I was never brought up in a family/society/culture that taught me women were beaten up because they were wrong. I've only ever seen that on TV, even that makes me want to puke. So now, ever so suddenly, these people are forcing upon us the fact that every time a wife gets hit on the head and bleeds on the floor in front of her children, it's her fault. Every time children get abused, punched, kicked and raped, let's blame the wife because she failed to spread her legs. Every time a mother loses her child to a brutal crime, wanting to know why, out of all the people on this Earth, why did her child have to be the one who dies? She doesn't have to look far for the reason, she can just blame the woman who couldn't manage to give her man a proper orgasm. That's why your baby died, because someone was horny. So all the while, we were punishing the wrong criminals? Is that it? All the while, what we needed was just to make sure that our men are happy in the sack? Then all our children will be safe? No more teenagers will be raped? No more kidnappings and killings? Awesome.

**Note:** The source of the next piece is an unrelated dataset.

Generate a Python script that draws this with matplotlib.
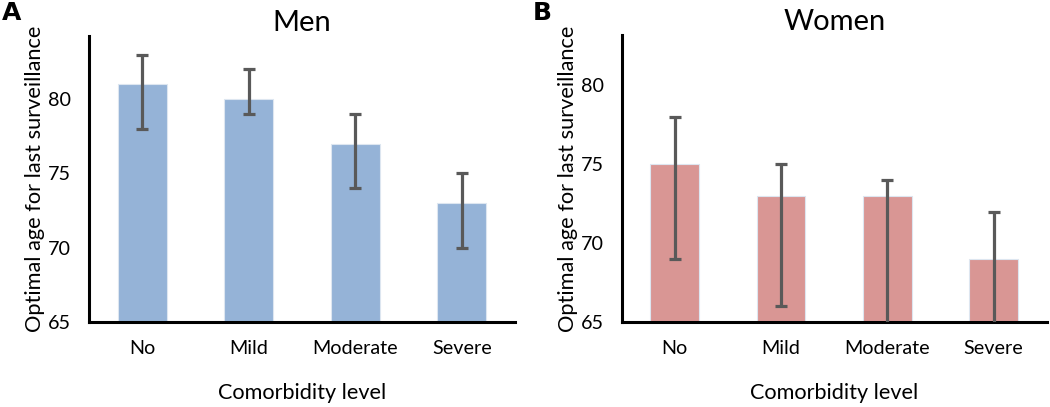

Where I stand: I do, ever so believe that sex is very important in marriage. We need to reproduce and we need to have a good time, win-win. However, pointing your finger to women needing to be more obedient to men so they won't commit crimes is just stupid. You claim to be educated and well-read but you don't really hear yourselves, do you? Furthermore, I don't think even Religion is a good enough excuse for this. I'm not so good with religion, but I do know that no religion condones treating women the way you have it in your minds.



I especially love the part where they try to explain how they know what prostitutes have to do. I haven't laughed so hard in days. I'd love to know what books she read as a teenager. Grrrr. You sassy minx, you!